Despite the contestation of meaning produced by Postmodern thinking in the West, today’s expectation of Architecture to continue to represent is overwhelming. With the flurry of pagoda-inspired skyscrapers, a bird’s nest-metaphoric stadium, patterned museums and oasis-like cities, the resurgence of ‘meaning’ in global architectural practice is everywhere. This is particularly notable in the Middle East where orientalist approaches to architecture and urban planning have become norm.
And yet, without architects’ critical engagement in the construction of (or resistance to) these various representations and the content produced, as well as a deeper investigation of the modes of representation enlisted, we are left with only caricatures and a flattening of the cultures being addressed. Especially at a moment when claims to the city as a stage for marginalized counter-narratives to be practiced are erupting everywhere and the pressures towards more pluralist and inclusive approaches to the shaping of our urban environments continue to mount, “representation becomes significant, not just as an academic or theoretical quandary, but as a political choice” (E. Said, 1988).
Taking the ‘Arab City’ and ‘Islamic Architecture’ as sites of investigation, this symposium critically engages contemporary architectural and urban production in the Middle East in an effort to move beyond reductive notions of identity, myths of authenticity, the fetishizing of tradition, or the resilience of constructed oppositions between tradition and modernity. Through the careful reframing of the region’s buildings, cities and landscapes, presentations will work towards a broadening of the architectural and urban canons with an emphasis on past intersections, contaminated models and hybrid conditions.

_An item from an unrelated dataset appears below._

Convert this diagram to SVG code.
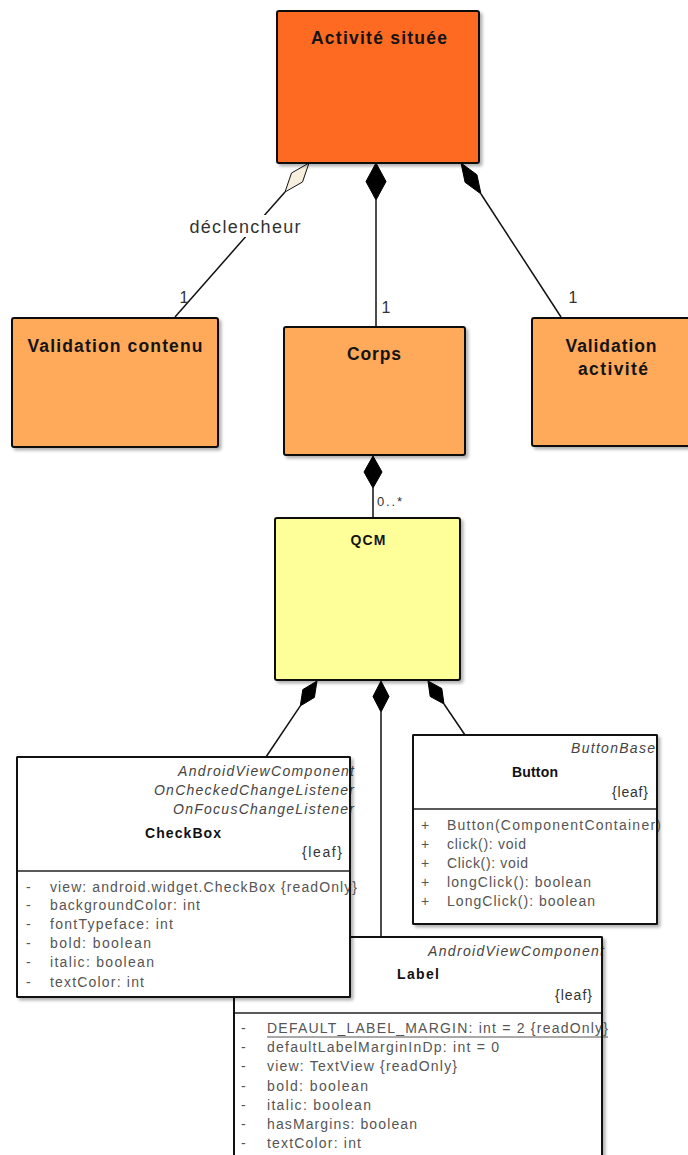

Finally, with the understanding that no paradigm shift in architecture happens without a shift in its mode of representation as it registers the evolution of our perceived relationship to the world, we will explore the other meaning of representation as one that has become synonymous with the ubiquitous gloss of the ‘rendering.’ Instead, we will turn to other moments in architectural history—whether 11th century Baghdad where Alhazen’s understanding of vision as measure of light turns geometric fields into a specific mode of ‘seeing,’ or MoMA’s 1988 Deconstructivist show in New York and its launching of a newly ‘destabilized’ architectural sensibility—to create the possibility of a more complex, layered and multi-dimensional approach to the question of representation in the global practice of architecture today.
International architects and scholars gathered at Wood Auditorium in Avery Hall on November 21, 2014 to investigate cultural representation, the evolution of historical cities, contemporary architectural practices, emerging urban conditions and responsive urban imaginaries in the Arab World.